Quelle est la place de la musique et de l’Art dans le projet pédagogique de votre école ?
La musique occupe une place très importante dans notre projet, mais de manière libre. L’école organise, dans sa splendide salle, de nombreux concerts de musique classique auxquels élèves et professeurs sont invités gratuitement. Ces concerts sont également ouverts à tous.
Il y a des cours individuels d’instrument (piano, violon, violoncelle, chant), des cours collectifs de solfège, d’harmonie, une chorale, et de nombreuses auditions où les enfants peuvent présenter l’œuvre qu’ils travaillent. De nombreux instruments de musique sont mis à la disposition des élèves. Des master classes sont également organisées (direction d’orchestre, piano, quatuor, etc.).
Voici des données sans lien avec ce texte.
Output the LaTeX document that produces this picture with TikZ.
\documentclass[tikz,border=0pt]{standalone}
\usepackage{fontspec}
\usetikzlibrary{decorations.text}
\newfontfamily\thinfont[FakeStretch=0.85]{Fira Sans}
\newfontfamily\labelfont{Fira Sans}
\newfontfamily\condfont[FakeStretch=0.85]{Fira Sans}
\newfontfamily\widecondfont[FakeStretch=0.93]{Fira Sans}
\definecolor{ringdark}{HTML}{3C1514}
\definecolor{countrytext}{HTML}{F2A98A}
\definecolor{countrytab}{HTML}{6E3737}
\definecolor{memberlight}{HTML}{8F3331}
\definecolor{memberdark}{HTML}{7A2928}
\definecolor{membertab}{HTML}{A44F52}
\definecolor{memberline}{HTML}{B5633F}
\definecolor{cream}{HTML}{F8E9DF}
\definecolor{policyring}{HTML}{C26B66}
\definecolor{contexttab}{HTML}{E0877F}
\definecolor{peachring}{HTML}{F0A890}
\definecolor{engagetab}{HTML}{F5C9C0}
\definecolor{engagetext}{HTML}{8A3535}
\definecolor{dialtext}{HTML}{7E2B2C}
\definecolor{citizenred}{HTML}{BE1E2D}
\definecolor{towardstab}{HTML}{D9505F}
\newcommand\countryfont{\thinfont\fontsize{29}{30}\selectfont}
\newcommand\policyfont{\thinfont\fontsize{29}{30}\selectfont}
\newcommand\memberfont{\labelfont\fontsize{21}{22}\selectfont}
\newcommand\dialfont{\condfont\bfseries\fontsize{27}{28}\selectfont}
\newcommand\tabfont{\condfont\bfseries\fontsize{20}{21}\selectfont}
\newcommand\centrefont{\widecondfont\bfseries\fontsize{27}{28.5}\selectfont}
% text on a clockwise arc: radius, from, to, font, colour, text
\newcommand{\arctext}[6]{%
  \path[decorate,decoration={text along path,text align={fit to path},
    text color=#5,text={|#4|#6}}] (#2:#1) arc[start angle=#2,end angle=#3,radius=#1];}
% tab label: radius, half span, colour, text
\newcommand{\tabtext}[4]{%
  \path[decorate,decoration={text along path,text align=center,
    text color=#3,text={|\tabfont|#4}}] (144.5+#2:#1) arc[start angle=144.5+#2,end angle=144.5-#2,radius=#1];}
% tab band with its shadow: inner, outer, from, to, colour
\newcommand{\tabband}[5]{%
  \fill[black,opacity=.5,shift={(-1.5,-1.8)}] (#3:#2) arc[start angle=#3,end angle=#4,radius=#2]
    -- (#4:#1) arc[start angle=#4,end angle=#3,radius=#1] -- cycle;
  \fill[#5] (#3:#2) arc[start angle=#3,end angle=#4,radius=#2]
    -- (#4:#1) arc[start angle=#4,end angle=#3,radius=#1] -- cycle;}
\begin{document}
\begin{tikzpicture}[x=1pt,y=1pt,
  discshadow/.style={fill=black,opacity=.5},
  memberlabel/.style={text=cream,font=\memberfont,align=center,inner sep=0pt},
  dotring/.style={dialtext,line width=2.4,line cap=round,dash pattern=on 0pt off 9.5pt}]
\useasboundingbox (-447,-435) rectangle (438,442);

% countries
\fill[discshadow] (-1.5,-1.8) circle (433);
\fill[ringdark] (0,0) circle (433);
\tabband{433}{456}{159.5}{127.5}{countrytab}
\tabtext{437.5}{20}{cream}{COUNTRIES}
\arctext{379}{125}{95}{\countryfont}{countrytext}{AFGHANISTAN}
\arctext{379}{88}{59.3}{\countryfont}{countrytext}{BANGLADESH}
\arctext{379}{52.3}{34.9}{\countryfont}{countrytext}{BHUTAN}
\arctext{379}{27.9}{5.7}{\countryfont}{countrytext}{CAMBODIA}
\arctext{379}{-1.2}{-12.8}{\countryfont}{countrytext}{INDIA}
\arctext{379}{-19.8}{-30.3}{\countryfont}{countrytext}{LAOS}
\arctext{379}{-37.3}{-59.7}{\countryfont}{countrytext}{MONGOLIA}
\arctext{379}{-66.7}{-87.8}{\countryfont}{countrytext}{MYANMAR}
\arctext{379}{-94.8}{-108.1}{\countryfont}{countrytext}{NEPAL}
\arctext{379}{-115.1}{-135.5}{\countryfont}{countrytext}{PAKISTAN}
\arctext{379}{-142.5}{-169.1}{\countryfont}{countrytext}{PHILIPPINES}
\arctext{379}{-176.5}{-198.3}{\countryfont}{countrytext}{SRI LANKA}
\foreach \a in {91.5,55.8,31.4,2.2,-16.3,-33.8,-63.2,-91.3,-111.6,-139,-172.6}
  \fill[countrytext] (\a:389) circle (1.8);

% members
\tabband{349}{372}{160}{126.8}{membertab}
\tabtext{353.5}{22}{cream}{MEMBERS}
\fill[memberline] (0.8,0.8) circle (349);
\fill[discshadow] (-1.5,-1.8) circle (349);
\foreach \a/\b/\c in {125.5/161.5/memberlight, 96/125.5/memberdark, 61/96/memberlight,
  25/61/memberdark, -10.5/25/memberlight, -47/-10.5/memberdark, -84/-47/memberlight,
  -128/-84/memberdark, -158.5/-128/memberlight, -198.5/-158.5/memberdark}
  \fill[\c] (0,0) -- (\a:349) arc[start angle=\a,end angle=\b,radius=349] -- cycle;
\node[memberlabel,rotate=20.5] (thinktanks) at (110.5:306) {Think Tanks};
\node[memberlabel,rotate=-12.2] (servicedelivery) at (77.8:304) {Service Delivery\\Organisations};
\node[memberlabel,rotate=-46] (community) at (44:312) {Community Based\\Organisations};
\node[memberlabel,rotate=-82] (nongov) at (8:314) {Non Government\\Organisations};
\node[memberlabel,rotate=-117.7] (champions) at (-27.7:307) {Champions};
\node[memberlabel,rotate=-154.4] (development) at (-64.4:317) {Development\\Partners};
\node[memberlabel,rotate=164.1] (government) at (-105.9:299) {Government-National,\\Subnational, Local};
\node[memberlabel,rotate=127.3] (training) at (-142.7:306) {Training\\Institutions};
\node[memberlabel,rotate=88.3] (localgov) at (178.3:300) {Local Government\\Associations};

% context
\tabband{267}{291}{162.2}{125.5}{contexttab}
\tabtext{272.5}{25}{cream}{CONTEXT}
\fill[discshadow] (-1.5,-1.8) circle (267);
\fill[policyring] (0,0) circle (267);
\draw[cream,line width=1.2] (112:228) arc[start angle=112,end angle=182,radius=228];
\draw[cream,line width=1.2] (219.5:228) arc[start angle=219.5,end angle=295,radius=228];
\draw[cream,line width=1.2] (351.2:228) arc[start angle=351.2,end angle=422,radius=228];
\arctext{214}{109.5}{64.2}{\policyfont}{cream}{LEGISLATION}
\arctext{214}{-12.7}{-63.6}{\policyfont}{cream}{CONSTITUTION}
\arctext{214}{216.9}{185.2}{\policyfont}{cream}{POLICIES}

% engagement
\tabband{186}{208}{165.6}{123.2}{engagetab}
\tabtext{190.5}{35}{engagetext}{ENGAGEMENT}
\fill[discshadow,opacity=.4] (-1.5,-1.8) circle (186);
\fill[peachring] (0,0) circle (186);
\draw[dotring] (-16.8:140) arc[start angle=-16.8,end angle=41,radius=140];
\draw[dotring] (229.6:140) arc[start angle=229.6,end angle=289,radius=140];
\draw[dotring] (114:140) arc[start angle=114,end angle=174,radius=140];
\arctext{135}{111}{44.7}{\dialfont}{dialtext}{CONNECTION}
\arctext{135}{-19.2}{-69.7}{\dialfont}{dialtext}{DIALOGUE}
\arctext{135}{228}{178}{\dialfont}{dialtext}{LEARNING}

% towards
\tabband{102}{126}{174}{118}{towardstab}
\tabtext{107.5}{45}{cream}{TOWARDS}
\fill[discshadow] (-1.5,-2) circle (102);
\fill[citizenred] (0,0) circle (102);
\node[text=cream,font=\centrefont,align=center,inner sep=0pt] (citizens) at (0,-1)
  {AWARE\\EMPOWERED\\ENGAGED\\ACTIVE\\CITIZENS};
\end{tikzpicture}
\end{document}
L’étude de la musique n’est pas obligatoire, mais si nous précisons que sur nos environ 50 élèves, plus de 15 jouent du piano, plus de 8 du violon et autant du violoncelle… on comprendra que l’émulation naturelle est bien plus efficace que l’obligation !
En plus des activités musicales, les élèves peuvent participer à un atelier artistique (peinture-sculpture), à des cours de théâtre, à des cercles de poésie, et à des concours d’éloquence.
Comment faites-vous pour que les coûts de scolarité soient adaptés aux capacités des familles ?
Nous ne recevons aucun subside d’aucune institution. Schola Nova demande un minerval de 375 euros par mois (10 mois sur l’année) aux parents inscrivant leur enfant. Les prix sont dégressifs en cas de famille nombreuse.
Nous n’avons jamais voulu que les capacités financières d’une famille déterminent l’inscription à l’école. Nous voulons rester accessibles à tous. Pour nous permettre de continuer à accueillir tout le monde, la Fondation « Humanitas Europae » propose un système de bourses pour les familles moins fortunées. Cette Fondation est financée par plusieurs mécènes et a pour but de promouvoir les langues anciennes.
À Schola Nova, personne n’a jamais été refusé pour des raisons financières…
Terminons en disant que nous pratiquons les « portes ouvertes permanentes ». Tout le monde, élève, parent, adulte, curieux, peut venir passer une journée (ou plus) dans nos bâtiments pour observer la réalité de ce qui s’y passe… Certains cours gratuits donnés par des bénévoles très compétents (hébreu, égyptien ancien, arabe, espagnol, italien) sont accessibles à tous, y compris aux adultes étrangers à l’établissement, selon la demande.
Quelle est la philosophie ou orientation religieuse de Schola Nova, s’il y en a une ?
Schola Nova, bien que fondée par une famille catholique, n’est ni catholique, ni anticatholique. La question de la foi et de sa pratique est laissée, avec beaucoup de respect, à chaque famille.
Il nous paraît, en revanche, essentiel que les élèves reçoivent un cours d’histoire des religions (une heure/semaine, en deuxième secondaire), ce qui leur facilite non seulement la compréhension de l’histoire, mais aussi l’adoption ou le rejet libres et réfléchis d’une religion ou d’une philosophie, quelle qu’elle soit.
Parmi les élèves ou leurs parents, il y a des catholiques, des protestants, des juifs, des agnostiques, des athées, etc. Cette diversité, considérée comme une richesse, n’a jusqu’à présent été la source d’aucun problème.
En cinquième secondaire, un cours d’histoire de la philosophie (des présocratiques aux philosophes contemporains) est donné à raison d’une heure/semaine.
Quant à la formation morale, elle se limite, à l’école, au respect de l’ordre public et des règles élémentaires de la politesse et de la décence, les parents étant, là aussi, considérés comme les seuls éducateurs.